On entend quelquefois parler français dans la petite ville de Pereslavl-Zalesski, à 150 km au nord-est de Moscou.

Laurence Guillon a laissé derrière elle son Midi natal. Elle vit désormais dans une maison en rondins de bois et va se baigner dans un lac cristallin, où Pierre le Grand s’initiait jadis aux batailles navales. Pour cette Provençale, «inquiète pour l’Occident, qui va à sa perte», vivre en Russie revient également à fuir une «dictature sanitaire qui se transforme en dictature électronique

Orthodoxe, Laurence est sensible à la culture russe. Elle s’est liée d’amitié avec des cosaques et chante avec eux des chansons anciennes, accompagnée d’instruments ancestraux.

Un départ avec un «pincement au cœur»

Laurence Guillon a vécu et travaillé comme enseignante en Russie pendant 16 ans. Obligée de repartir en France pour des raisons personnelles, «la mort dans l’âme», elle ne se sentait plus à l’aise dans sa Provence natale. Pour cette fervente orthodoxe, c’est un conseil du père Placide, prêtre au monastère de Solan, dans le Vercors, qui a été l’élément déclencheur de son retour en Russie. Et voilà qu’il y a cinq ans, elle s’est de nouveau installée sur les terres russes, dans la province d’Iaroslavl, vendant sa maison française et partant avec juste quelques valises.

«Quand vous êtes orthodoxe et que vous vous déplacez en soutane, vous avez l’hostilité musulmane, mais aussi l’hostilité non des catholiques, mais des anticléricaux. Il y en a plus en France qu’en Russie», souligne Laurence, évoquant le quotidien des prêtres du monastère de Solan.
Laurence fait remarquer qu’en Russie, «les gens se signent dans la rue et font des processions» et qu’elle trouve rarement des commentaires hostiles dans son blog. Mais parlant de la France, elle observe la mutation de la notion de l’«État laïque» depuis les années 1960, quand elle allait à l’école et «qu’on avait officiellement les vacances de Noël et de Pâques
«La laïcité consistait à ne pas parler de la religion à l’école, mais à tolérer tout le monde. Actuellement, la tolérance consiste à imposer certaines idées qui sont les seules à avoir droit de cité. Si vous n’avez pas ces idées, si vous vous accrochez à votre héritage, vous êtes un réac et un facho», déplore Laurence.

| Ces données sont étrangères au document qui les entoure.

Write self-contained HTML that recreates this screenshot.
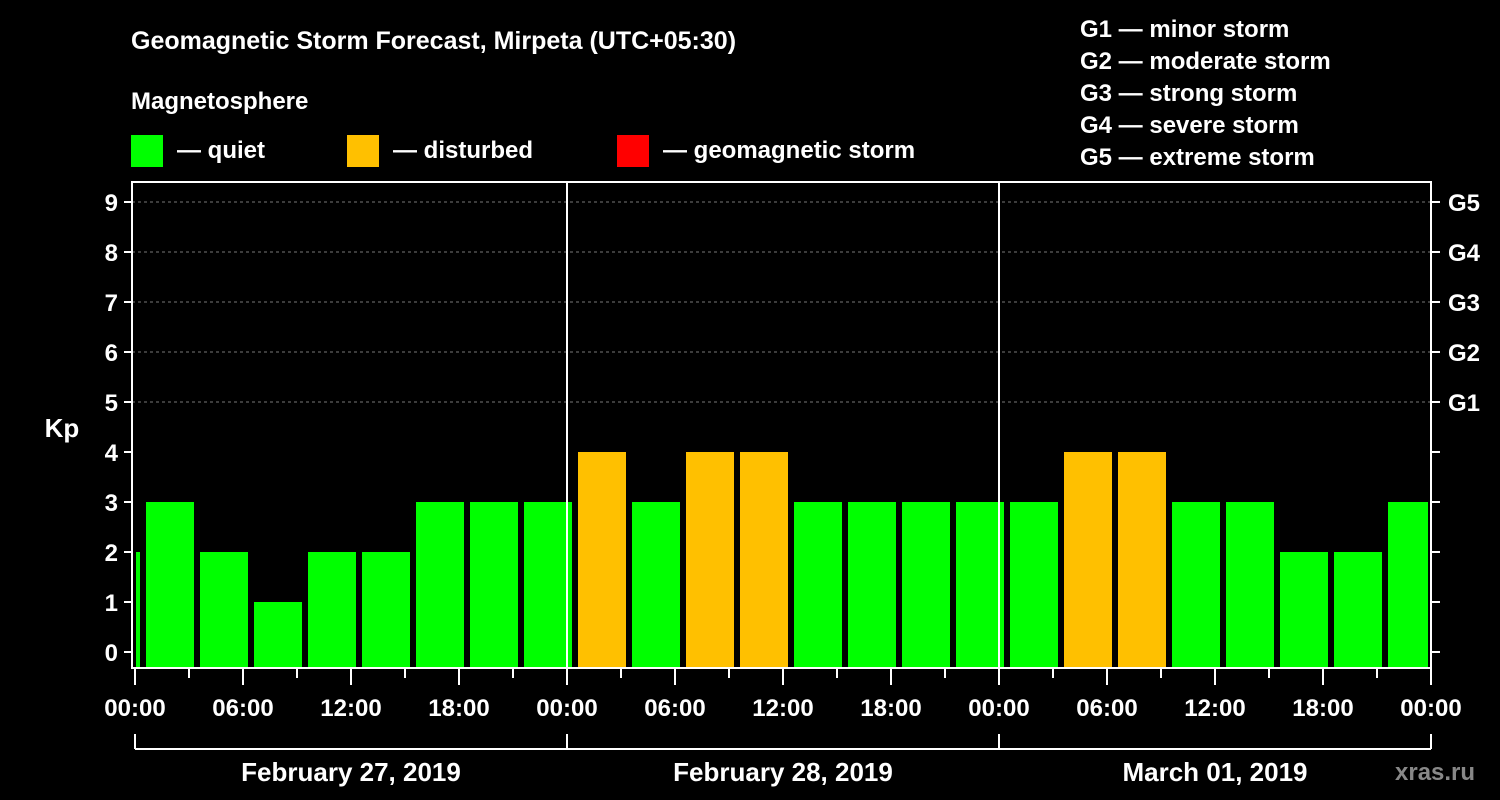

Le tournant «soixante-huitard», teinté pour Laurence de «trotskisme», l’impressionne fortement lors de ses études à l’université. Elle ne s’y est guère retrouvée.

Le retour «dans le bon camp»

À chaque retour en Russie et au gré de ses multiples séjours, Laurence Guillon sent un pincement au cœur. Des multiples concerts avec le «Cercle cosaque» dirigé par Vladimir Skountsev, la rassurent comme la perturbent: «je me sentais exclue, je me disais “je ne suis plus là-dedans”.» Au cœur de cette crise existentielle, la goutte d’eau qui fait déborder le vase est la couverture du conflit de Donbass par les médias français.

«Quand j’habitais Moscou, je voyais un décalage entre la vie que j’observais autour de moi et ce que l’on racontait en France ou sur Euronews sur cette vie. Il y a des choses qui m’énervent en Russie, je râle comme tous les Français. Mais quand ils parlent d’absence de liberté d’expression ici, je vois tout le contraire», s’insurge Laurence Guillon.
Voir les «débats [télévisés, ndlr] avec des opinions opposées» en Russie, conforte Laurence dans l’idée que «les débats russes sont plus honnêtes que les débats français». Elle apprécie notamment que lors des discussions sur l’Ukraine, on invite également les Ukrainiens: «on s’engueule un coup, mais on s’exprime», souligne la Française russe de cœur.
«En France, ce sont des tribunaux populaires: on invite quelqu’un, soi-disant pour lui donner la parole, mais on fait tout pour ne pas le laisser parler et le faire passer pour un crétin ou un emmerdeur. Autant pour des masques que pour n’importe quel autre sujet», avance Laurence.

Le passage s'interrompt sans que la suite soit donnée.